I suppose I should have mentioned that. The 'make' that ships with AIX 
seems to be bad when it comes to compiling OSS type stuff. So I've 
replaced it with GNU Make v3.8, along with gettext v0.10.40, flex v2.5.4a, 
libtool v1.5.8, readline v4.3, bison v1.875, autoconf v2.59, automake 
v1.8.5, expat v1.95.2, m4 v1.4.1

They are all official IBM rpms from the Linux Toolbox for AIX.

I don't suppose anyone notices a version conflict in what I've just 

I've already changed the LIBPATH to /opt/freeware/lib:/lib:/usr/lib (and 
kept it unset) to no avail.

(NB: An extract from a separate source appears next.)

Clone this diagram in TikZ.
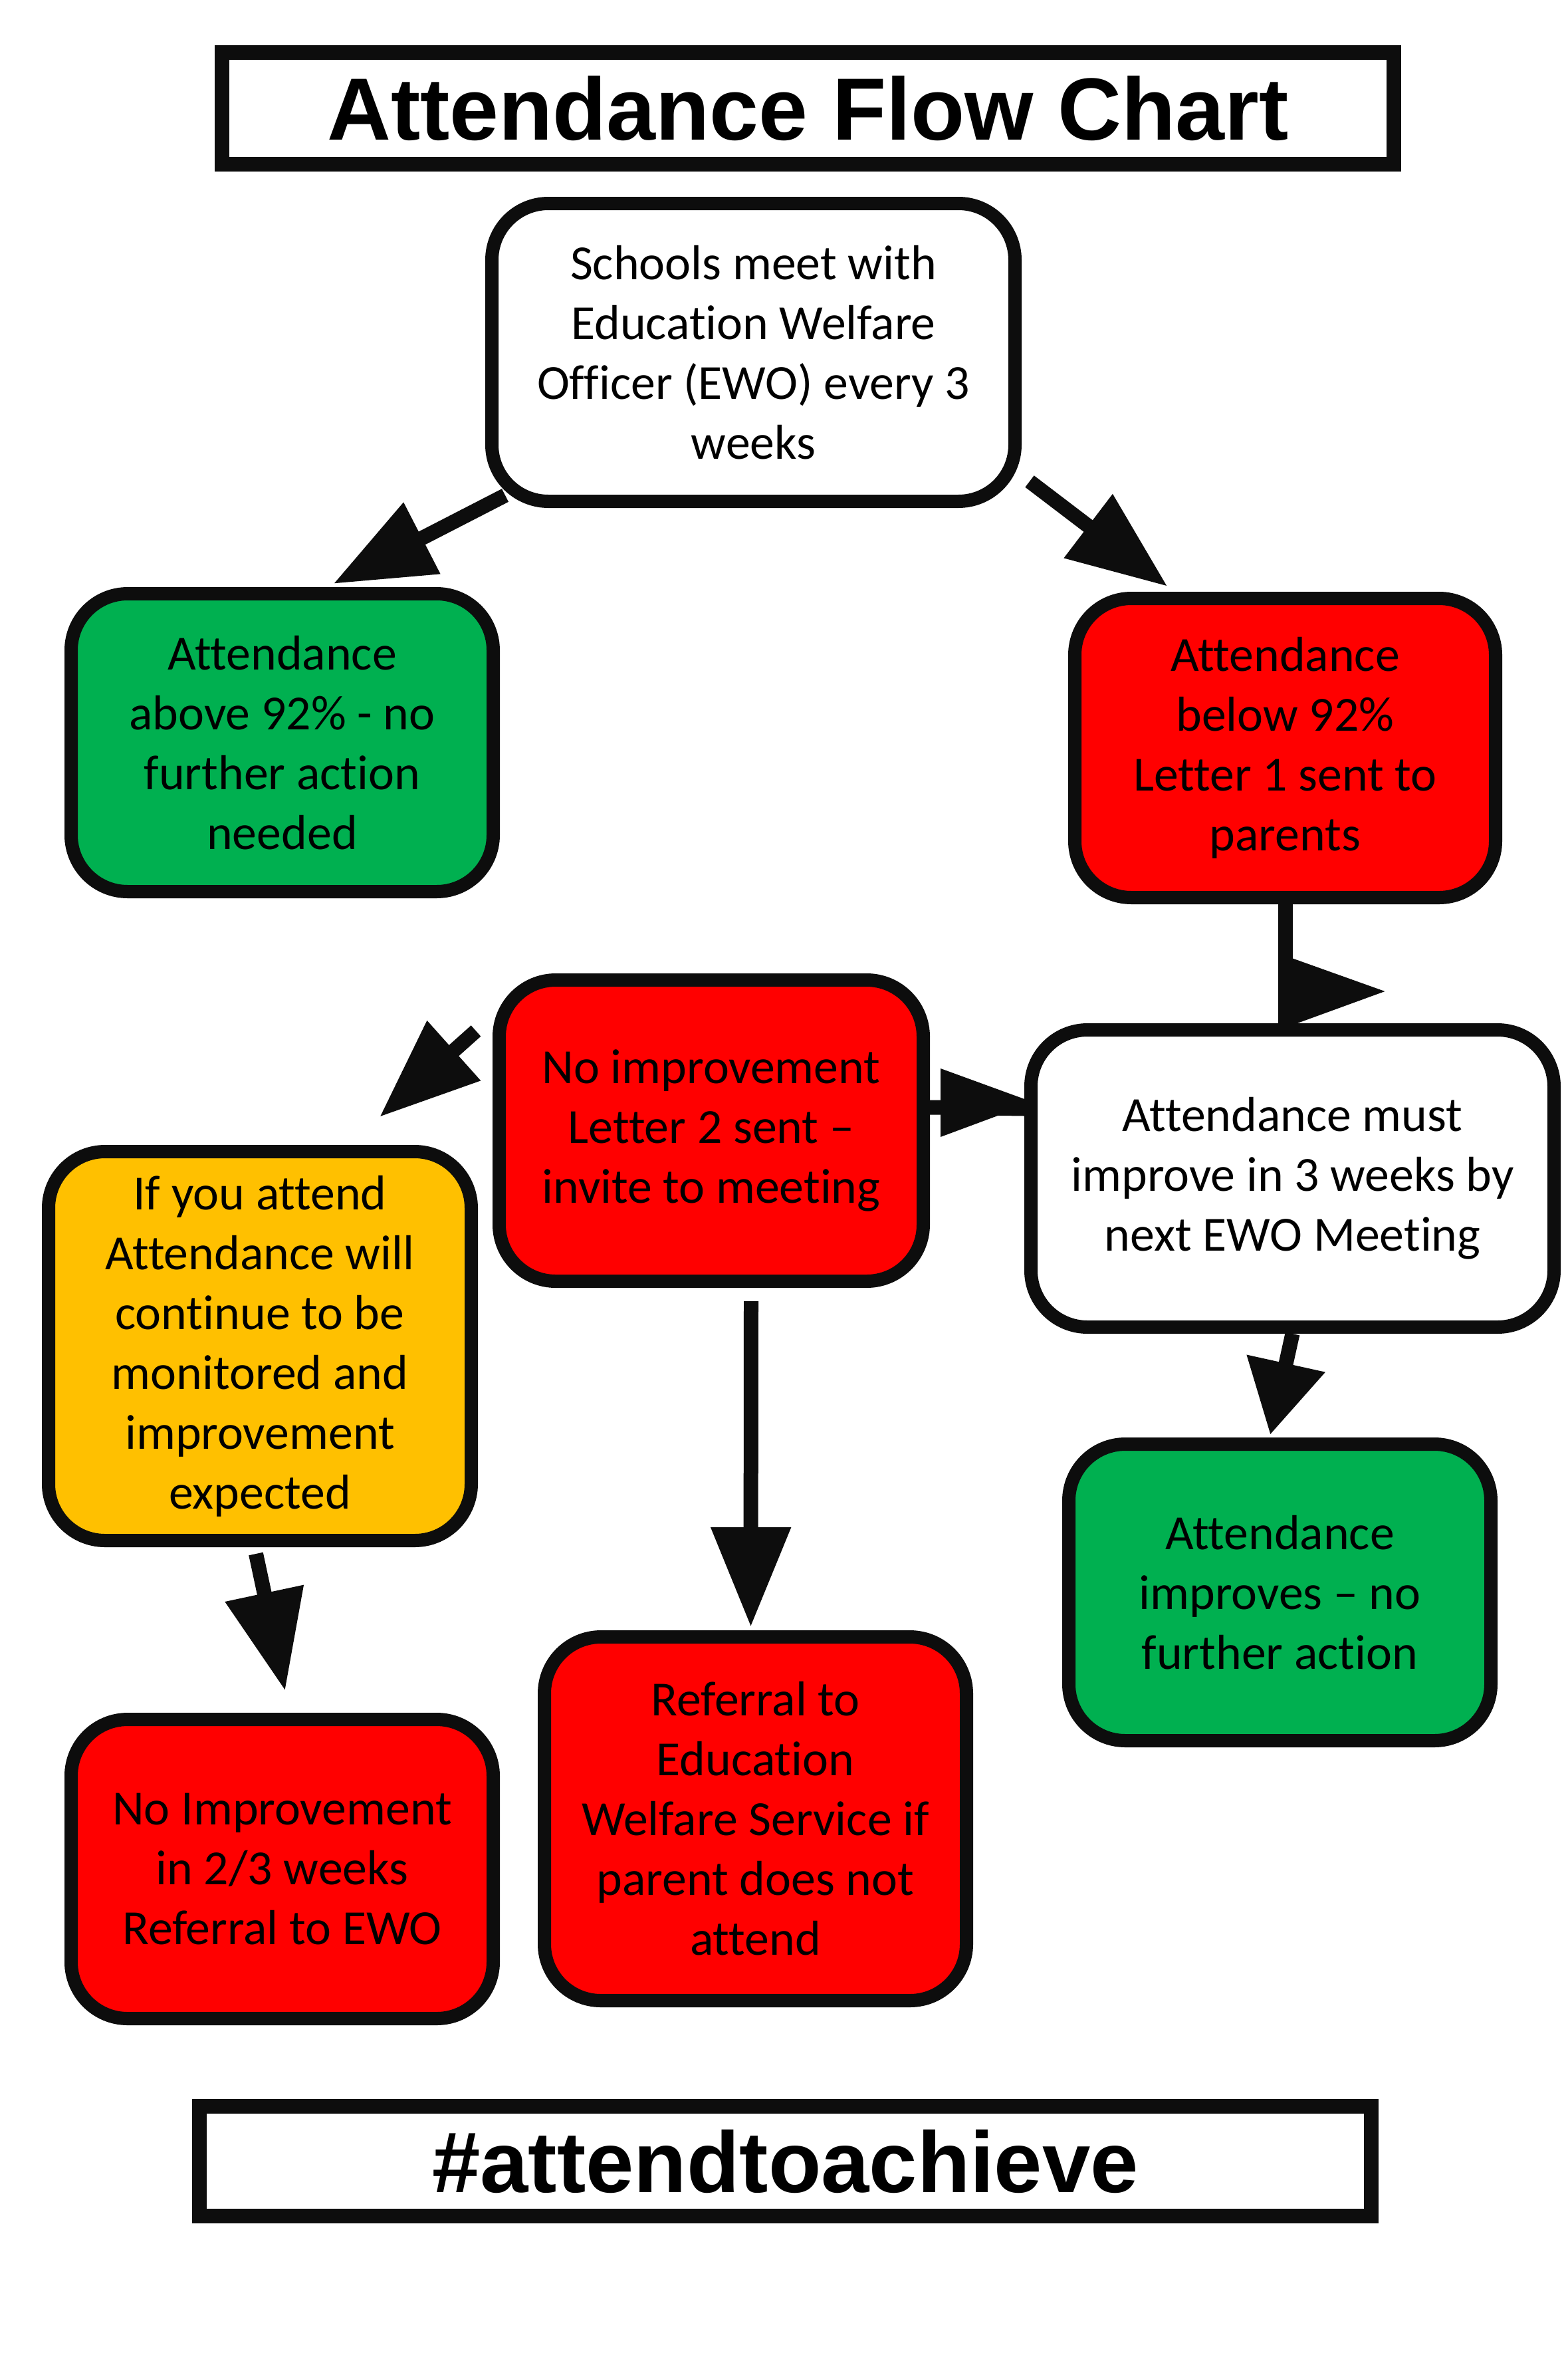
\documentclass[tikz,border=0pt]{standalone}
\usepackage{fontspec}
\setmainfont{Carlito}[Ligatures=NoCommon]
\newfontfamily\headfont{Liberation Sans}
\usepackage{tikz}
\usetikzlibrary{calc,positioning,arrows.meta,shapes}
\definecolor{okgreen}{RGB}{0,176,80}
\definecolor{badred}{RGB}{255,0,0}
\definecolor{amber}{RGB}{255,192,0}
\definecolor{ink}{RGB}{13,13,13}

\begin{document}
\begin{tikzpicture}
\tikzstyle{box}=[rectangle, draw=ink, line width=0.2cm, rounded corners=0.85cm,
                 align=center, inner sep=0pt, minimum width=6.35cm,
                 font=\fontsize{21}{25.6}\selectfont]
\tikzstyle{banner}=[rectangle, draw=ink, line width=0.22cm, fill=white, inner sep=0pt,
                    minimum width=17.63cm, font=\headfont\bfseries\fontsize{37.8}{46}\selectfont]
\tikzstyle{arr}=[draw=ink, line width=0.22cm, -{Triangle[length=1.5cm,width=1.15cm]}]
\tikzstyle{shaft}=[draw=ink, line width=0.22cm]
\useasboundingbox (0,0) rectangle (23.59,-35.42);
\node[banner, minimum height=1.68cm] (title) at (12.155,-1.63) {Attendance Flow Chart};
\node[box, fill=white, minimum width=7.87cm, minimum height=4.48cm] (meet) at (11.335,-5.30)
  {Schools meet with\\Education Welfare\\Officer (EWO) every 3\\weeks};
\node[box, fill=okgreen, minimum height=4.48cm] (above) at (4.245,-11.17)
  {Attendance\\above 92\% - no\\further action\\needed};
\node[box, fill=badred, minimum width=6.33cm, minimum height=4.5cm] (below) at (19.335,-11.25)
  {Attendance\\below 92\%\\Letter 1 sent to\\parents};
\node[box, fill=badred, minimum width=6.38cm, minimum height=4.53cm] (letter2) at (10.70,-17.005)
  {No improvement\\Letter 2 sent --\\invite to meeting};
\node[box, fill=white, minimum width=7.87cm, minimum height=4.47cm] (mustimp) at (19.445,-17.725)
  {Attendance must\\improve in 3 weeks by\\next EWO Meeting};
\node[box, fill=amber, minimum width=6.36cm, minimum height=5.85cm] (ifattend) at (3.91,-20.245)
  {If you attend\\Attendance will\\continue to be\\monitored and\\improvement\\expected};
\node[box, fill=okgreen, minimum height=4.46cm] (improves) at (19.255,-23.95)
  {Attendance\\improves -- no\\further action};
\node[box, fill=badred, minimum height=4.5cm] (noimp) at (4.245,-28.11)
  {No Improvement\\in 2/3 weeks\\Referral to EWO};
\node[box, fill=badred, minimum height=5.47cm] (referral) at (11.365,-27.355)
  {Referral to\\Education\\Welfare Service if\\parent does not\\attend};
\node[banner, minimum height=1.65cm, font=\headfont\bfseries\fontsize{37}{46}\selectfont] (tag) at (11.815,-32.505) {\#attendtoachieve};
\draw[arr] ([shift={(0.3,0.19)}]meet.south west) -- ([xshift=0.77cm,yshift=0.05cm]above.north);
\draw[arr] ([shift={(0.12,0.4)}]meet.south east) -- ([xshift=-1.77cm,yshift=0.08cm]below.north);
\draw[shaft] (below.south) -- (below.south |- mustimp.north);
\fill[ink] ($(below.south)+(0.1,-0.81)$) -- ($(below.south)+(1.5,-1.31)$)
  -- ($(below.south)+(0.1,-1.82)$) -- cycle;
\draw[shaft] ([yshift=1.05cm]mustimp.west) -- ([yshift=0.35cm]letter2.east);
\fill[ink] ($(letter2.east)+(0.16,0.935)$) -- ($(letter2.east)+(1.56,0.425)$)
  -- ($(letter2.east)+(0.16,-0.095)$) -- cycle;
\draw[arr] ([xshift=-0.25cm,yshift=1.5cm]letter2.west) -- ([xshift=1.8cm,yshift=0.42cm]ifattend.north);
\draw[arr] ([xshift=0.6cm,yshift=-0.2cm]letter2.south) -- ([xshift=-0.07cm,yshift=0.05cm]referral.north);
\draw[arr] ([xshift=-0.06cm,yshift=-0.1cm]ifattend.south) -- ([xshift=0.045cm,yshift=0.33cm]noimp.north);
\draw[arr, -{Triangle[length=1.1cm,width=1.15cm]}] (mustimp.south) -- ([xshift=-0.145cm,yshift=0.04cm]improves.north);
\end{tikzpicture}
\end{document}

I've tried using GCC v3.3.2, and VAC v5.0, 7.0 
and 8.0. 

Nothing seems to be working. I've tried starting from source using all the 
aformentioned C compilers....Nada..

I expect there is an incompatibility *somewhere*....But where that is...I 
have no idea. 

Jonathan Kaufman

Foot Locker Corporate Services, Inc.
E-Mail: jkaufman at footlocker.com
Tie Line:89-221-4062

02/03/2006 02:19 PM

jkaufman at footlocker.com
rt-users at lists.bestpractical.com
Re: [rt-users] Scalar::Util::Weak Problem (Still Broken)

jkaufman at footlocker.com wrote:

> Once again denied...ugh..   ... [snipped] ...
> make: *** [subdirs] Error 2
>   /opt/freeware/bin/make  -- NOT OK
> Running make test
>   Can't test without successful make
> Running make install
>   make had returned bad status, install seems impossible
> I even went through the trouble of blowing away my perl install, and 
> compiling without threads to see if it's a threading issue (same 
> error)...Sigh... Anyone?

I am wondering if there are incompatible instructions in your Makefile.

Incompatible with your version of 'make', that is. If the Makefile.PL
does not like the AIX /opt/freeware/bin/make, can you provide another one?

If your "freeware" make is GNU make, is it a modern version?

I have rarely gone wrong by forcing other members of the team to 
on GNU make. Well, technically wrong, at least. :)

If your system continues finding an incorrect version of a program or 
library, you
can create a UID zero user who is not root for the duration of the 
install. Then
you can hack the living ... umm, you can really make some profound 
changes to
that new user's environment, including adding or subtracting huge 
sections of
PATH to force certain code to be used in lieu of the system default.

After the install is in production, back up the environment of the 
superuser, and then delete that user.

Please let us know what you tried, and if it works.